Data extract ::
○ ○ ○ ○ ○ ○ ○
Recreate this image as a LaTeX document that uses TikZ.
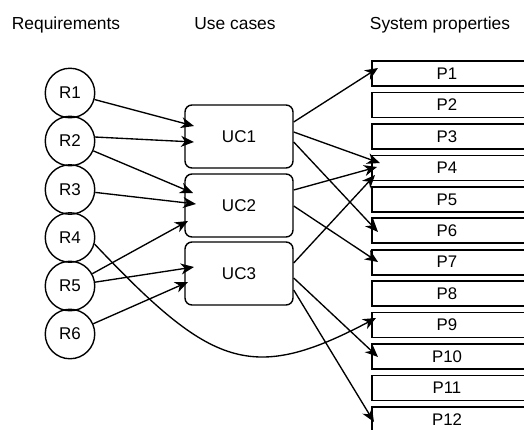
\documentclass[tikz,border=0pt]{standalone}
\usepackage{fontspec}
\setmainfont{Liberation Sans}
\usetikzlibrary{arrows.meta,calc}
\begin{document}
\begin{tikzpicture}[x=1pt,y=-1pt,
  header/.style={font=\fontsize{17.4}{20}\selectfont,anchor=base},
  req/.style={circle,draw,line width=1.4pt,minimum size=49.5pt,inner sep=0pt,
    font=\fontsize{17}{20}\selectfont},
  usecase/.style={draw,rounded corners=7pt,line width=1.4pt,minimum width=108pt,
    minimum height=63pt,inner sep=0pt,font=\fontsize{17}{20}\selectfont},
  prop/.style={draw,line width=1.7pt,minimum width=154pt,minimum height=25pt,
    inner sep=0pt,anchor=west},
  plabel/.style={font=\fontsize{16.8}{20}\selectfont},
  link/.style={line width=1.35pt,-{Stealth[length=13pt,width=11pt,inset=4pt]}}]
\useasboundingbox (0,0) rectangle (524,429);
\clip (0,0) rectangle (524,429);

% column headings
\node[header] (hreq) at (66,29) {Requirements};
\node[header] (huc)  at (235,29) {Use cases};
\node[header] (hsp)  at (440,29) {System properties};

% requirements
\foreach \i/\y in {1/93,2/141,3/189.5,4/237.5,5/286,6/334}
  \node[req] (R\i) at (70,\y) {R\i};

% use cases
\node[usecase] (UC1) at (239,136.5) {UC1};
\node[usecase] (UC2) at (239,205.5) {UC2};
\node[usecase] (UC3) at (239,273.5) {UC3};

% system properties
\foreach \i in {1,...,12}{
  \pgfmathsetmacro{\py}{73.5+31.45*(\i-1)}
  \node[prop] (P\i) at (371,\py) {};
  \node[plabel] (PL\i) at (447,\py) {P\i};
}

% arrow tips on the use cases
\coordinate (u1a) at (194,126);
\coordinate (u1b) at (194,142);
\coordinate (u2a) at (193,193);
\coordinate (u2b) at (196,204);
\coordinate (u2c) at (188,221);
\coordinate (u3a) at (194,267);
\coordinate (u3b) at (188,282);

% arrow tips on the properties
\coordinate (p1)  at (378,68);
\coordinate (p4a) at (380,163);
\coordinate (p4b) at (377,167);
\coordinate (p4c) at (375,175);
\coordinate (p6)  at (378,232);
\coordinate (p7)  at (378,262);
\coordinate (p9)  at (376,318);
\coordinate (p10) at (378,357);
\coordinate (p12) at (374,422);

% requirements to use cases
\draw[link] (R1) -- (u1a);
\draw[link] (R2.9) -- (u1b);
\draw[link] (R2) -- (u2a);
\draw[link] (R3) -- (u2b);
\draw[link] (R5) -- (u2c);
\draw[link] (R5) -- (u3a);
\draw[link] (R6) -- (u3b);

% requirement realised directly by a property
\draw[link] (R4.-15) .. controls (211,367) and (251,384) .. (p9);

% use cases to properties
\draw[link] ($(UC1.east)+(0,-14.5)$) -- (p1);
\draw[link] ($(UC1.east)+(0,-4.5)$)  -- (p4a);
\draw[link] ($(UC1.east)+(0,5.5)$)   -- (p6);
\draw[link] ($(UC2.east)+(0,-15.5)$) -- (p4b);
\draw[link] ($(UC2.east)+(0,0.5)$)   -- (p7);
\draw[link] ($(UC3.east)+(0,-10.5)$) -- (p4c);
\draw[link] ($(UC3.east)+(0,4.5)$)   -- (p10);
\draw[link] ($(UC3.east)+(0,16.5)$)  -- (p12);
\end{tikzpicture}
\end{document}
○ ○ ○ ○ ○ ○ ○
Omit the pictures and reproduce the listing exactly.

Recreate this image as a LaTeX document that uses TikZ.
\documentclass[tikz,border=0pt]{standalone}
\usepackage{fontspec}
\setmainfont{Liberation Sans}
\usetikzlibrary{arrows.meta,calc}
\begin{document}
\begin{tikzpicture}[x=1pt,y=-1pt,
  header/.style={font=\fontsize{17.4}{20}\selectfont,anchor=base},
  req/.style={circle,draw,line width=1.4pt,minimum size=49.5pt,inner sep=0pt,
    font=\fontsize{17}{20}\selectfont},
  usecase/.style={draw,rounded corners=7pt,line width=1.4pt,minimum width=108pt,
    minimum height=63pt,inner sep=0pt,font=\fontsize{17}{20}\selectfont},
  prop/.style={draw,line width=1.7pt,minimum width=154pt,minimum height=25pt,
    inner sep=0pt,anchor=west},
  plabel/.style={font=\fontsize{16.8}{20}\selectfont},
  link/.style={line width=1.35pt,-{Stealth[length=13pt,width=11pt,inset=4pt]}}]
\useasboundingbox (0,0) rectangle (524,429);
\clip (0,0) rectangle (524,429);

% column headings
\node[header] (hreq) at (66,29) {Requirements};
\node[header] (huc)  at (235,29) {Use cases};
\node[header] (hsp)  at (440,29) {System properties};

% requirements
\foreach \i/\y in {1/93,2/141,3/189.5,4/237.5,5/286,6/334}
  \node[req] (R\i) at (70,\y) {R\i};

% use cases
\node[usecase] (UC1) at (239,136.5) {UC1};
\node[usecase] (UC2) at (239,205.5) {UC2};
\node[usecase] (UC3) at (239,273.5) {UC3};

% system properties
\foreach \i in {1,...,12}{
  \pgfmathsetmacro{\py}{73.5+31.45*(\i-1)}
  \node[prop] (P\i) at (371,\py) {};
  \node[plabel] (PL\i) at (447,\py) {P\i};
}

% arrow tips on the use cases
\coordinate (u1a) at (194,126);
\coordinate (u1b) at (194,142);
\coordinate (u2a) at (193,193);
\coordinate (u2b) at (196,204);
\coordinate (u2c) at (188,221);
\coordinate (u3a) at (194,267);
\coordinate (u3b) at (188,282);

% arrow tips on the properties
\coordinate (p1)  at (378,68);
\coordinate (p4a) at (380,163);
\coordinate (p4b) at (377,167);
\coordinate (p4c) at (375,175);
\coordinate (p6)  at (378,232);
\coordinate (p7)  at (378,262);
\coordinate (p9)  at (376,318);
\coordinate (p10) at (378,357);
\coordinate (p12) at (374,422);

% requirements to use cases
\draw[link] (R1) -- (u1a);
\draw[link] (R2.9) -- (u1b);
\draw[link] (R2) -- (u2a);
\draw[link] (R3) -- (u2b);
\draw[link] (R5) -- (u2c);
\draw[link] (R5) -- (u3a);
\draw[link] (R6) -- (u3b);

% requirement realised directly by a property
\draw[link] (R4.-15) .. controls (211,367) and (251,384) .. (p9);

% use cases to properties
\draw[link] ($(UC1.east)+(0,-14.5)$) -- (p1);
\draw[link] ($(UC1.east)+(0,-4.5)$)  -- (p4a);
\draw[link] ($(UC1.east)+(0,5.5)$)   -- (p6);
\draw[link] ($(UC2.east)+(0,-15.5)$) -- (p4b);
\draw[link] ($(UC2.east)+(0,0.5)$)   -- (p7);
\draw[link] ($(UC3.east)+(0,-10.5)$) -- (p4c);
\draw[link] ($(UC3.east)+(0,4.5)$)   -- (p10);
\draw[link] ($(UC3.east)+(0,16.5)$)  -- (p12);
\end{tikzpicture}
\end{document}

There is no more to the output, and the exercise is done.